3. The "90-Day Check-In" Sequence
At the 90-day mark post-onboarding, automatically send a customer satisfaction survey and schedule a check-in call. This is the highest-leverage moment to address friction points while the customer is still early in their lifecycle. Accounts that receive a proactive check-in at 90 days show 40% higher retention rates at 12 months.
4. The "Renewal Countdown" Workflow
Starting 90 days before renewal, the CRM should begin a structured renewal sequence: executive recap email (60 days), ROI report generation (45 days), renewal proposal delivery (30 days), and escalation to account director if no response (14 days). This systematic approach prevents last-minute scrambles and ensures executive attention on at-risk renewals.
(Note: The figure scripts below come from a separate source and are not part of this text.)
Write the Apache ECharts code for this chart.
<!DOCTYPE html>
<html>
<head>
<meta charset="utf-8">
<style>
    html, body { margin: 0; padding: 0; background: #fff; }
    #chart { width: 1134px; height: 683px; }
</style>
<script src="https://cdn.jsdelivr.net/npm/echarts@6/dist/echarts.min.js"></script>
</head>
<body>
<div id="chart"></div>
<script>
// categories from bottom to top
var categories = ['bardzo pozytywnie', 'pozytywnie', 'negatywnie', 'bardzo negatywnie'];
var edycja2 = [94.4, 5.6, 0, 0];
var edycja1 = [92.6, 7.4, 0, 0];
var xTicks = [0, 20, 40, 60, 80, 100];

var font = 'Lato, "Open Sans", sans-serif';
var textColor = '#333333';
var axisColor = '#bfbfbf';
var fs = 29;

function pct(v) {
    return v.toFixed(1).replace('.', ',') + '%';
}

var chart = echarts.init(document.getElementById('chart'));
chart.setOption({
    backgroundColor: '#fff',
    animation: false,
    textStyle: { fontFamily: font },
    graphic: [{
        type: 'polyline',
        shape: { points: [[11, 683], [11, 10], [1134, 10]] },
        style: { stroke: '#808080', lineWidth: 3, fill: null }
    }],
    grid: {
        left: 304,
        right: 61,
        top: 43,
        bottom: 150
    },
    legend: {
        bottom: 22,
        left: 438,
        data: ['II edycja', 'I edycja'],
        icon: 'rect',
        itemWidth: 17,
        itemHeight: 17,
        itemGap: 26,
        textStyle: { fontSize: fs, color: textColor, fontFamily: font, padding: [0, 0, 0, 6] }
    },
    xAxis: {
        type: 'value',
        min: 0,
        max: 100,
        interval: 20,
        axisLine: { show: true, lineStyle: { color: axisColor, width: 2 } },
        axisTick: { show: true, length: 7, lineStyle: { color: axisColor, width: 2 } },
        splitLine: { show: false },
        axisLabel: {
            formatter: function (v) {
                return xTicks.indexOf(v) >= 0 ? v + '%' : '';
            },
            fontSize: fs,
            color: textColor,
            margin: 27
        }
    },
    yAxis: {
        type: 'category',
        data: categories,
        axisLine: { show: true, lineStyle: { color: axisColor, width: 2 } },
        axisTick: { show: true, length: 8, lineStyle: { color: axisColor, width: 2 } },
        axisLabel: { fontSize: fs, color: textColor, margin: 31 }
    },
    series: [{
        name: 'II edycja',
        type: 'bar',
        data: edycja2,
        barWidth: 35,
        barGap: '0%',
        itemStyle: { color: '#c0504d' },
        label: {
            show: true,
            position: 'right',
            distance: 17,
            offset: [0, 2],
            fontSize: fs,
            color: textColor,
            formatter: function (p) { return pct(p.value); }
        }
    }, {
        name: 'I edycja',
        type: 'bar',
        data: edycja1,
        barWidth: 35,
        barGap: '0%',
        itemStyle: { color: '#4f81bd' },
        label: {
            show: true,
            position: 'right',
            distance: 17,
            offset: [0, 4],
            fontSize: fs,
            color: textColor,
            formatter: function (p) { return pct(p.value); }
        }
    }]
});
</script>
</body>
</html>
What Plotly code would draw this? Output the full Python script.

Expanding MRR Through CRM Intelligence
Retention prevents revenue loss, but expansion grows it. The same CRM data that identifies churn risk can identify expansion opportunity. Here's how:
- Seat Utilization Triggers: When a customer is using 90%+ of their allocated seats for 3 consecutive months, it's time to propose a plan upgrade. The CRM should flag this automatically.
- Feature Adoption Expansion: Customers who use advanced features (API access, custom reporting, advanced integrations) are candidates for enterprise upgrades. The CRM should track feature adoption and trigger upgrade conversations.
- Multi-Department Usage: When CRM data shows that multiple departments at the same company are using the product (e.g., marketing and sales both using the platform), this is a signal for a company-wide expansion play.
- Renewal Moment Upsells: The renewal conversation is the highest-conversion moment for expansion. A customer already committed to renewing is far more receptive to adding seats or upgrading tiers.
CRM Tools for Subscription Businesses in 2026
| Platform | Best For | Health Scoring | Starting Price |
|---|---|---|---|
| Gainsight CS | Enterprise subscription | Native, advanced | Custom pricing |
| HubSpot + CS Hub | SMB subscription | Custom properties | $45/user/mo |
| Vitally | B2B SaaS | Native, intuitive | Custom pricing |
| Planhat | SMB and mid-market | Native, flexible | €30/user/mo |
| Salesforce + FSC | Enterprise | Custom + FSC | $25/user/mo |
Key Metrics Every Subscription Business Should Track in Their CRM
- Monthly Recurring Revenue (MRR): Total predictable revenue per month from active subscriptions
- Net Revenue Retention (NRR): MRR from existing customers including expansion minus churn — NRR above 100% means you're growing from your existing base
- Gross Churn Rate: Percentage of MRR lost to cancellations in a given month
- Net Churn Rate: Gross churn minus expansion revenue — the true measure of customer base health
- Customer Lifetime Value (LTV): Average revenue per customer multiplied by average customer lifespan
- Time to Value (TTV): How long it takes a new customer to realize their first value milestone — TTV under 30 days predicts 6-month retention
- Customer Health Score Distribution: Percentage of customers in green/yellow/red health bands — should improve over time
Conclusion
Subscription businesses that treat CRM as just a sales tracking tool are leaving enormous retention and expansion revenue on the table. By configuring your CRM to track the full customer lifecycle, build composite health scores, automate churn prevention workflows, and surface expansion opportunities, you transform your CRM from a contact manager into a revenue retention engine. The investment in CRM configuration pays for itself many times over in reduced churn and increased customer lifetime value. In 2026, the businesses that win are those that treat their existing customers as their most valuable acquisition channel.